[Aim] Transcribe the entries that follow exactly as they appear, minus pictures.

** start Exercise inputs **

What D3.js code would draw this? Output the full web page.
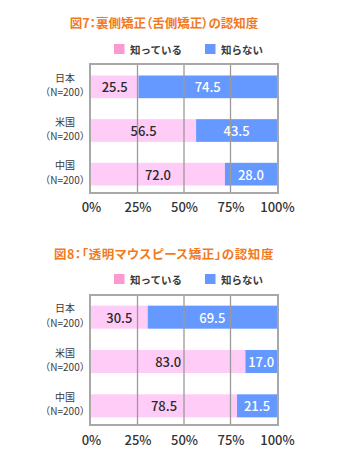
<!DOCTYPE html>
<html lang="ja">
<head>
<meta charset="utf-8">
<script src="https://cdn.jsdelivr.net/npm/d3@7"></script>
<style>
  html, body { margin: 0; padding: 0; background: #fff; }
  svg { display: block; font-family: "Noto Sans CJK JP", "Noto Sans", sans-serif; }
  .title { font-feature-settings: "palt"; }
</style>
</head>
<body>
<svg id="chart" width="338" height="460"></svg>
<script>
// Survey data: awareness of lingual braces (fig. 7) and clear aligners (fig. 8)
const categories = ["日本", "米国", "中国"];
const sampleLabel = "（N=200）";
const seriesNames = ["知っている", "知らない"];
const fig7Known   = [25.5, 56.5, 72.0];
const fig7Unknown = [74.5, 43.5, 28.0];
const fig8Known   = [30.5, 83.0, 78.5];
const fig8Unknown = [69.5, 17.0, 21.5];
const tickValues = [0, 25, 50, 75, 100];
const tickLabels = ["0%", "25%", "50%", "75%", "100%"];
const titles = ["図7：裏側矯正（舌側矯正）の認知度", "図8：「透明マウスピース矯正」の認知度"];

const barColors = ["#ffccf7", "#6699ff"];
const legendColors = ["#fb9ad0", "#6699ff"];
const labelColors = ["#2a2a2a", "#ffffff"];

const svg = d3.select("#chart");
const x = d3.scaleLinear().domain([0, 100]).range([91, 277]);

const panels = [
  { title: titles[0], known: fig7Known, unknown: fig7Unknown, titleSpacing: 0,
    titleY: 22, legendY: 49, top: 64, bottom: 193, band: [65, 196], axisY: 206 },
  { title: titles[1], known: fig8Known, unknown: fig8Unknown, titleSpacing: 0.6,
    titleY: 253, legendY: 279, top: 295, bottom: 425, band: [295, 428], axisY: 439 }
];

panels.forEach(p => {
  const g = svg.append("g");

  // title
  g.append("text")
    .attr("class", "title")
    .attr("x", 164).attr("y", p.titleY)
    .attr("text-anchor", "middle").attr("dominant-baseline", "central")
    .attr("font-size", 12.5).attr("font-weight", 700)
    .attr("letter-spacing", p.titleSpacing)
    .attr("fill", "#f27a1e")
    .text(p.title);

  // legend
  const legendX = [114, 205];
  seriesNames.forEach((name, i) => {
    g.append("rect")
      .attr("x", legendX[i]).attr("y", p.legendY - 5)
      .attr("width", 10.5).attr("height", 10)
      .attr("fill", legendColors[i]);
    g.append("text")
      .attr("x", legendX[i] + 16).attr("y", p.legendY)
      .attr("dominant-baseline", "central")
      .attr("font-size", 10.5).attr("font-weight", 700)
      .attr("fill", "#3a3a3a")
      .text(name);
  });

  const y = d3.scaleBand().domain(categories).range(p.band)
    .paddingInner(0.48).paddingOuter(0.24);

  const rows = categories.map((c, i) => ({ cat: c, known: p.known[i], unknown: p.unknown[i] }));
  const stack = d3.stack().keys(["known", "unknown"])(rows);

  // bars
  stack.forEach((layer, li) => {
    g.append("g").selectAll("rect").data(layer).join("rect")
      .attr("x", d => x(d[0]))
      .attr("width", d => x(d[1]) - x(d[0]))
      .attr("y", d => y(d.data.cat))
      .attr("height", y.bandwidth())
      .attr("fill", barColors[li]);
  });

  // gridlines
  g.append("g").selectAll("line").data(tickValues.slice(1, -1)).join("line")
    .attr("x1", d => x(d)).attr("x2", d => x(d))
    .attr("y1", p.top).attr("y2", p.bottom)
    .attr("stroke", "#9a9a9a").attr("stroke-width", 1.3);

  // plot frame
  g.append("rect")
    .attr("x", x(0) - 1).attr("y", p.top)
    .attr("width", x(100) - x(0) + 2).attr("height", p.bottom - p.top)
    .attr("fill", "none").attr("stroke", "#a8a8a8").attr("stroke-width", 2);

  // value labels
  stack.forEach((layer, li) => {
    g.append("g").selectAll("text").data(layer).join("text")
      .attr("x", d => (x(d[0]) + x(d[1])) / 2)
      .attr("y", d => y(d.data.cat) + y.bandwidth() / 2)
      .attr("text-anchor", "middle").attr("dominant-baseline", "central")
      .attr("font-size", 13).attr("font-weight", 500).attr("fill", labelColors[li])
      .text(d => (d[1] - d[0]).toFixed(1));
  });

  // category labels: name over sample size
  const cat = g.append("g").selectAll("g").data(categories).join("g")
    .attr("transform", d => `translate(65,${y(d) + y.bandwidth() / 2})`);
  cat.append("text")
    .attr("y", -9.5).attr("text-anchor", "middle").attr("dominant-baseline", "central")
    .attr("font-size", 10).attr("fill", "#3a3a3a")
    .text(d => d);
  cat.append("text")
    .attr("y", 5).attr("text-anchor", "middle").attr("dominant-baseline", "central")
    .attr("font-size", 10).attr("fill", "#3a3a3a")
    .text(sampleLabel);

  // x axis tick labels
  const axis = d3.axisBottom(x).tickValues(tickValues)
    .tickFormat((d, i) => tickLabels[i]).tickSize(0).tickPadding(0);
  const ag = g.append("g").attr("transform", `translate(0,${p.axisY})`).call(axis);
  ag.select(".domain").remove();
  ag.selectAll("text")
    .attr("y", 0).attr("dy", null)
    .attr("dominant-baseline", "central")
    .attr("font-size", 13).attr("font-weight", 500).attr("fill", "#333")
    .attr("font-family", "\"Noto Sans CJK JP\", sans-serif");
});
</script>
</body>
</html>
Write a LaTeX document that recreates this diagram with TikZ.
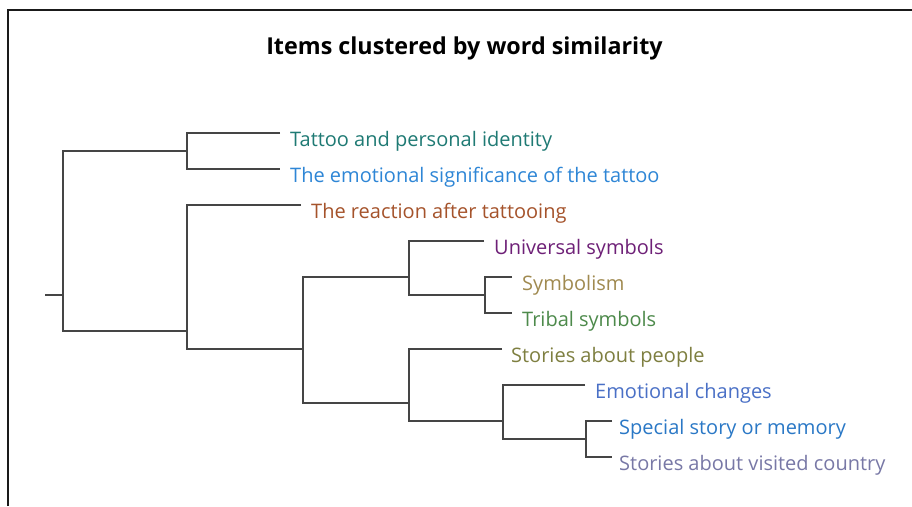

** end Exercise inputs **

[Finished task]
What D3.js code would draw this? Output the full web page.
<!DOCTYPE html>
<html lang="ja">
<head>
<meta charset="utf-8">
<script src="https://cdn.jsdelivr.net/npm/d3@7"></script>
<style>
  html, body { margin: 0; padding: 0; background: #fff; }
  svg { display: block; font-family: "Noto Sans CJK JP", "Noto Sans", sans-serif; }
  .title { font-feature-settings: "palt"; }
</style>
</head>
<body>
<svg id="chart" width="338" height="460"></svg>
<script>
// Survey data: awareness of lingual braces (fig. 7) and clear aligners (fig. 8)
const categories = ["日本", "米国", "中国"];
const sampleLabel = "（N=200）";
const seriesNames = ["知っている", "知らない"];
const fig7Known   = [25.5, 56.5, 72.0];
const fig7Unknown = [74.5, 43.5, 28.0];
const fig8Known   = [30.5, 83.0, 78.5];
const fig8Unknown = [69.5, 17.0, 21.5];
const tickValues = [0, 25, 50, 75, 100];
const tickLabels = ["0%", "25%", "50%", "75%", "100%"];
const titles = ["図7：裏側矯正（舌側矯正）の認知度", "図8：「透明マウスピース矯正」の認知度"];

const barColors = ["#ffccf7", "#6699ff"];
const legendColors = ["#fb9ad0", "#6699ff"];
const labelColors = ["#2a2a2a", "#ffffff"];

const svg = d3.select("#chart");
const x = d3.scaleLinear().domain([0, 100]).range([91, 277]);

const panels = [
  { title: titles[0], known: fig7Known, unknown: fig7Unknown, titleSpacing: 0,
    titleY: 22, legendY: 49, top: 64, bottom: 193, band: [65, 196], axisY: 206 },
  { title: titles[1], known: fig8Known, unknown: fig8Unknown, titleSpacing: 0.6,
    titleY: 253, legendY: 279, top: 295, bottom: 425, band: [295, 428], axisY: 439 }
];

panels.forEach(p => {
  const g = svg.append("g");

  // title
  g.append("text")
    .attr("class", "title")
    .attr("x", 164).attr("y", p.titleY)
    .attr("text-anchor", "middle").attr("dominant-baseline", "central")
    .attr("font-size", 12.5).attr("font-weight", 700)
    .attr("letter-spacing", p.titleSpacing)
    .attr("fill", "#f27a1e")
    .text(p.title);

  // legend
  const legendX = [114, 205];
  seriesNames.forEach((name, i) => {
    g.append("rect")
      .attr("x", legendX[i]).attr("y", p.legendY - 5)
      .attr("width", 10.5).attr("height", 10)
      .attr("fill", legendColors[i]);
    g.append("text")
      .attr("x", legendX[i] + 16).attr("y", p.legendY)
      .attr("dominant-baseline", "central")
      .attr("font-size", 10.5).attr("font-weight", 700)
      .attr("fill", "#3a3a3a")
      .text(name);
  });

  const y = d3.scaleBand().domain(categories).range(p.band)
    .paddingInner(0.48).paddingOuter(0.24);

  const rows = categories.map((c, i) => ({ cat: c, known: p.known[i], unknown: p.unknown[i] }));
  const stack = d3.stack().keys(["known", "unknown"])(rows);

  // bars
  stack.forEach((layer, li) => {
    g.append("g").selectAll("rect").data(layer).join("rect")
      .attr("x", d => x(d[0]))
      .attr("width", d => x(d[1]) - x(d[0]))
      .attr("y", d => y(d.data.cat))
      .attr("height", y.bandwidth())
      .attr("fill", barColors[li]);
  });

  // gridlines
  g.append("g").selectAll("line").data(tickValues.slice(1, -1)).join("line")
    .attr("x1", d => x(d)).attr("x2", d => x(d))
    .attr("y1", p.top).attr("y2", p.bottom)
    .attr("stroke", "#9a9a9a").attr("stroke-width", 1.3);

  // plot frame
  g.append("rect")
    .attr("x", x(0) - 1).attr("y", p.top)
    .attr("width", x(100) - x(0) + 2).attr("height", p.bottom - p.top)
    .attr("fill", "none").attr("stroke", "#a8a8a8").attr("stroke-width", 2);

  // value labels
  stack.forEach((layer, li) => {
    g.append("g").selectAll("text").data(layer).join("text")
      .attr("x", d => (x(d[0]) + x(d[1])) / 2)
      .attr("y", d => y(d.data.cat) + y.bandwidth() / 2)
      .attr("text-anchor", "middle").attr("dominant-baseline", "central")
      .attr("font-size", 13).attr("font-weight", 500).attr("fill", labelColors[li])
      .text(d => (d[1] - d[0]).toFixed(1));
  });

  // category labels: name over sample size
  const cat = g.append("g").selectAll("g").data(categories).join("g")
    .attr("transform", d => `translate(65,${y(d) + y.bandwidth() / 2})`);
  cat.append("text")
    .attr("y", -9.5).attr("text-anchor", "middle").attr("dominant-baseline", "central")
    .attr("font-size", 10).attr("fill", "#3a3a3a")
    .text(d => d);
  cat.append("text")
    .attr("y", 5).attr("text-anchor", "middle").attr("dominant-baseline", "central")
    .attr("font-size", 10).attr("fill", "#3a3a3a")
    .text(sampleLabel);

  // x axis tick labels
  const axis = d3.axisBottom(x).tickValues(tickValues)
    .tickFormat((d, i) => tickLabels[i]).tickSize(0).tickPadding(0);
  const ag = g.append("g").attr("transform", `translate(0,${p.axisY})`).call(axis);
  ag.select(".domain").remove();
  ag.selectAll("text")
    .attr("y", 0).attr("dy", null)
    .attr("dominant-baseline", "central")
    .attr("font-size", 13).attr("font-weight", 500).attr("fill", "#333")
    .attr("font-family", "\"Noto Sans CJK JP\", sans-serif");
});
</script>
</body>
</html>
Write a LaTeX document that recreates this diagram with TikZ.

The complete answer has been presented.